Please, film-makers, can we just lose the whining-bullet cliche?

Revolver with slow-motion bullet
‘It used to be that in war movies, you’d just get a gunshot. Bang! And that would be it. Nowadays that’s not good enough.’ Photograph: 68/Colin Anderson/Ocean/Corbis

In this business, you’re always on the lookout for fresh new cliches. My writer friends Matthew Norman and James Hanning, connoisseurs of cliche, used to play a call-and-response game to entertain the rest of us. (“What do ‘refugees’ do?” – “They clutch pathetic bundles!”; “What do ‘costs’ do?” – “They spiral out of control!”) So in a way it’s exciting for me as a film reviewer to welcome the newest and most tiresome cliche in the cinema: the gunshot-plus-desolate-whine. It used to be that in war movies, with a ghastly shooting incident, you’d just get a gunshot. Bang! And that would be it. Nowadays that’s not good enough. You have to follow the deafening gunshot by suddenly blanking out all background noise except a sustained, ultra-high-pitched earache-inducing whine for a good 10 seconds while the agonised rookie soldier falls down with a silent scream – indicating temporary deafness, of course, but also the poor guy’s numb sense of shock, guilt and horror at collateral damage in wartime. Eeeeeeeeeeeeeeeeeeeeee. Every single war movie I see contains the gunshot-plus-desolate-whine, a dog whistle to evoke emotional despair. Can we please go back to just having a gunshot, and get on with the script?

How I’d win it for Miliband


In an attempt to snag first-time buyers, along with discontented Generation Rent voters and perhaps the harassed bank-of-mum-and-dad generation, Ed Miliband has promised to abolish stamp duty for young people getting on the housing ladder. Now, of course, there’s a row about the loss in Treasury income. This is a sore subject for me. It is the only topic on which I have been moved to enter the vexed realm of economic policy. When I bought a flat I became obsessed with the obvious injustice of stamp duty being levied on the buyer and not the seller – who is, after all, the one in receipt of taxable cash and probably realising a profit. Why not simply change the law to make sellers pay the stamp duty? It’s an inducement to first-time buyers and there’s no loss to the Treasury – in fact, by shunting the tax one stage up the chain, the Treasury take increases.

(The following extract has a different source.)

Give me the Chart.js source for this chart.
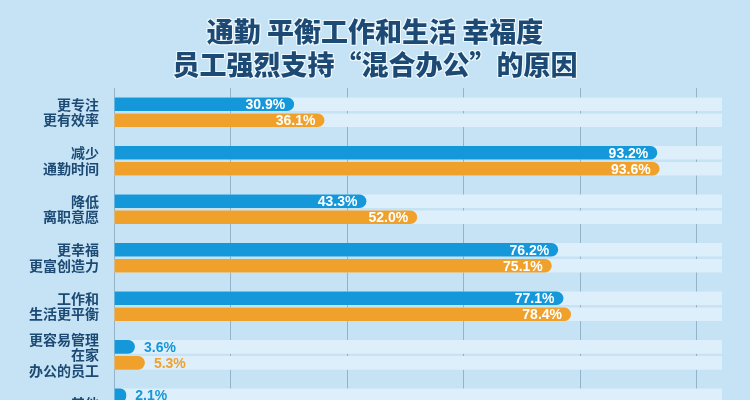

Excitedly, I would go up to all the economic journalists in the office and gabble about my super-plan. They merely waved me away. “Please,” they would say, “you’re way out of your depth. Stick to your popcorn-munching, you dilettante.” Huh. All I can say is that if the Labour policy wonks wish to introduce my scheme and make me a life peer, that would be fine.

Finding Oceania’s Proust


To advance my artistic education, I have been to visit the Indigenous Australia exhibition at London’s British Museum: the artworks really are compelling, and the 40,000-year tradition of which they are a part induces awe and a kind of vertigo. Perhaps inevitably, I found myself mesmerised most by the single most famous painting: Yumari (1981) by Uta Uta Tjangala, a wandering figure that represents the mythic history of landscape. Looked at for a length of time, the circles in the design seem to pulse or shimmer or scintillate. Newcomer that I am, I think I understand how the picture goes beyond primitivism and nearer to the idea of transcendental simplicity – although that, too, may not do justice to the complexity and sophistication of the image. As my colleague Jonathan Jones says, the exhibition makes you think again about culture and civilisation. As I wandered around, Saul Bellow’s disputed remark “Where is the Marcel Proust of Papua New Guinea?” floated into my head. It is a wonderful exhibition.